DEL Monte Pacific Ltd. said its sales dropped 5 percent during its fiscal second quarter ending October on weaker sales in its United States unit.
The Campos-led company said its sales hit $636.2 million during the period, down from last year’s $666.8 million.
Its US subsidiary Del Monte Foods Inc., which accounted for 78 percent of group sales, generated a revenue of $493.3 million, down 9 percent from last year as a result of lower inventory builds on packaged vegetable and plastic-fruit cups ahead of the holiday season as major retailers continued their thrust to optimize cash.
There was also weakness in the canned-fruit industry, continued impact of unsuccessful low-margin US Department of Agriculture bids from the second half of the year, plus reduced sales in private label and foodservice business lines, the company said.
Without the one-off items, Del Monte said it achieved a net income of $21 million for the period, 33 percent higher than last year’s recurring net income of $15.8 million.
Inclusive of the one-off items, net income for the quarter was $20.2 million, or less than half of last year’s profits of $47.8 million. The one-off item included $1.5 million from closure of the North Carolina plant and severance were also booked in the second quarter of this year.
“This was part of the restructuring exercise started in fiscal year 2016 to optimize operations.
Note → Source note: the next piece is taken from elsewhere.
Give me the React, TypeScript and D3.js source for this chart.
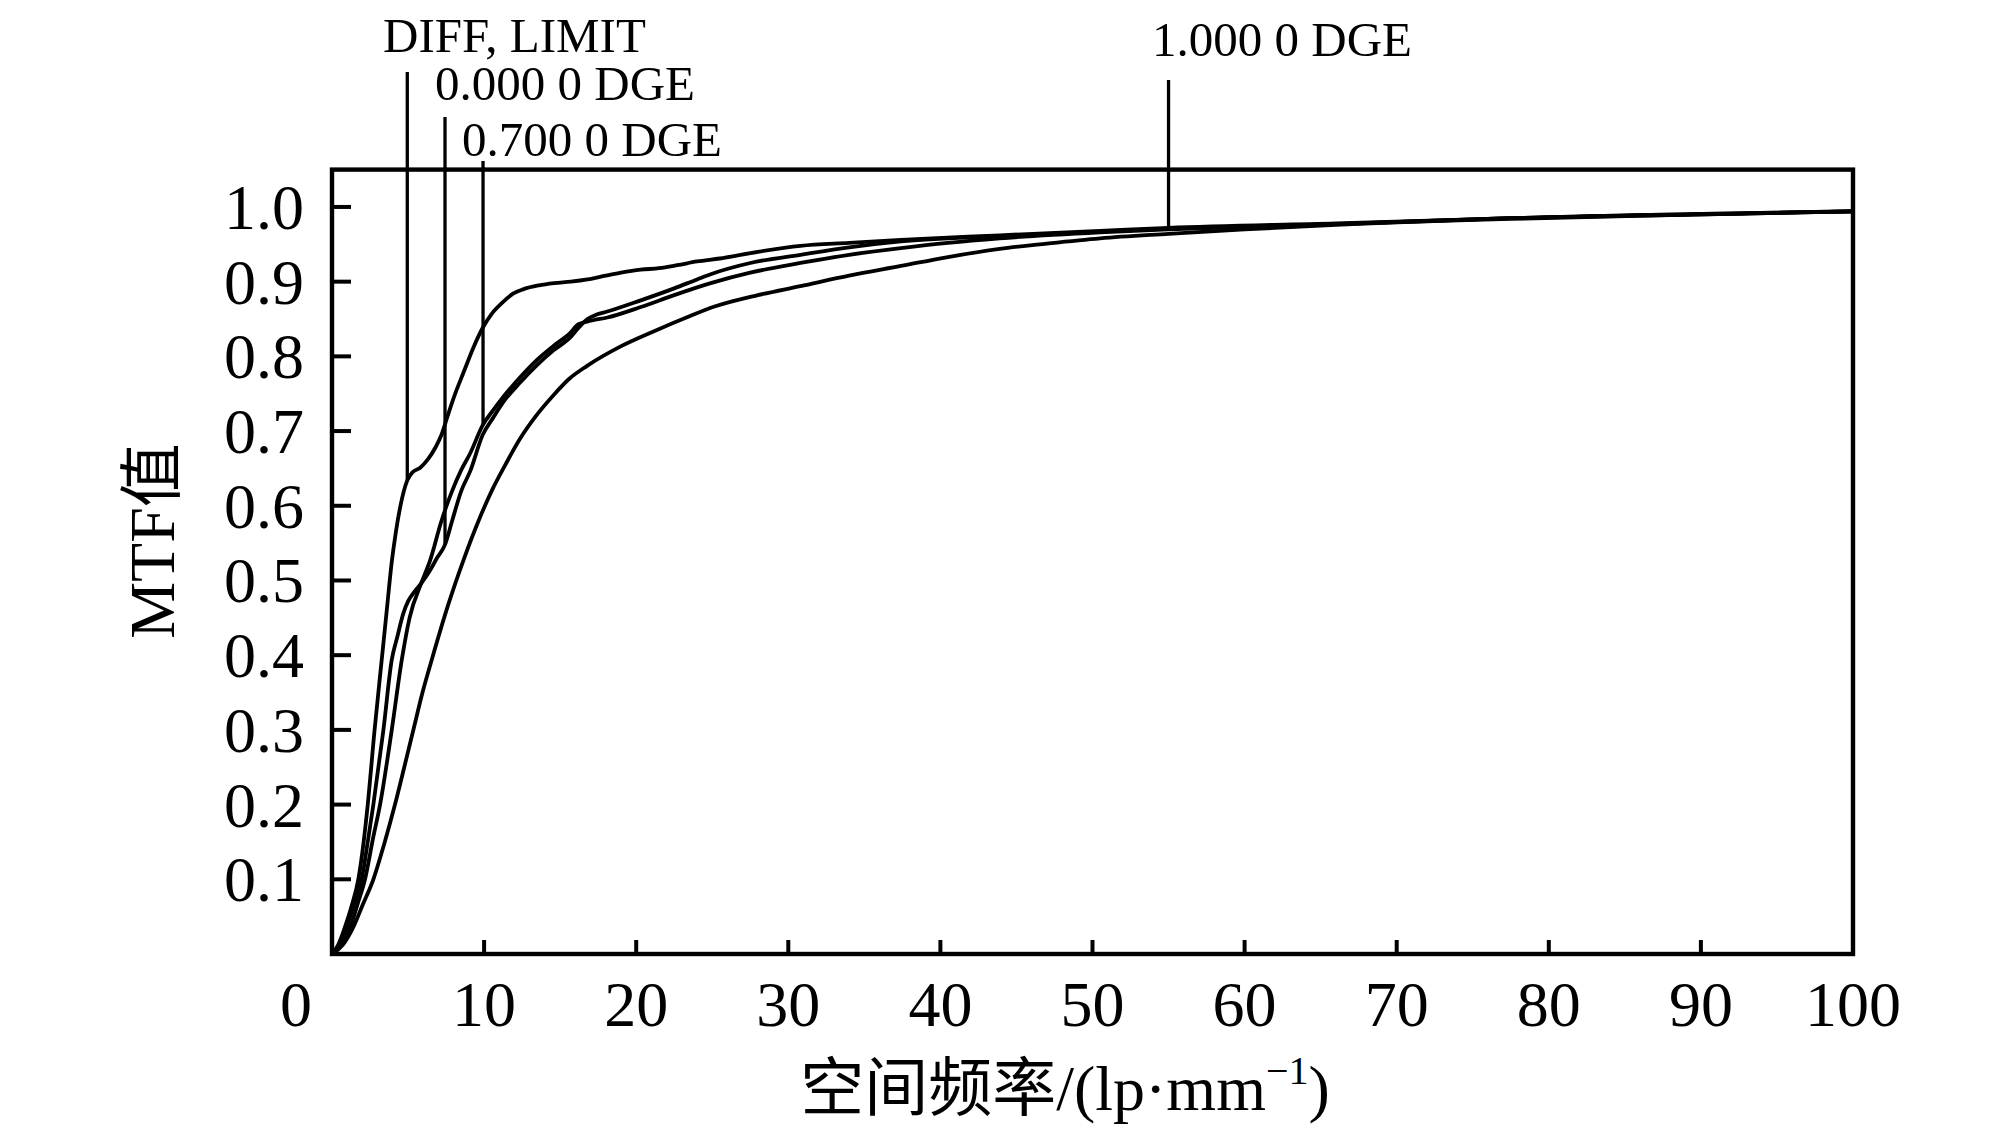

In the prior year, due to a net one-time gain of $33.4 million resulting mainly from an amendment to [Del Monte Foods’] retirement plan,” it said.
“The excellent results in the Philippines and the S&W Asian markets, where our teams delivered on both sales expansion and productivity improvement resulting in cost reduction, underscore our strategy to tap into consumption driven growth in Asia which is fuelled by an emerging middle class while, at the same time, seeking to create efficiencies throughout our operations,” said Joselito Campos Jr., the company’s managing director and group CEO.
“Our US business has been impacted by shifting consumer preferences, spending priorities and our performance in the foodservice sector. The demand for convenient packaged foods remains strong and our aim is to increase our market share by doubling our efforts on innovation and new product development,” he said.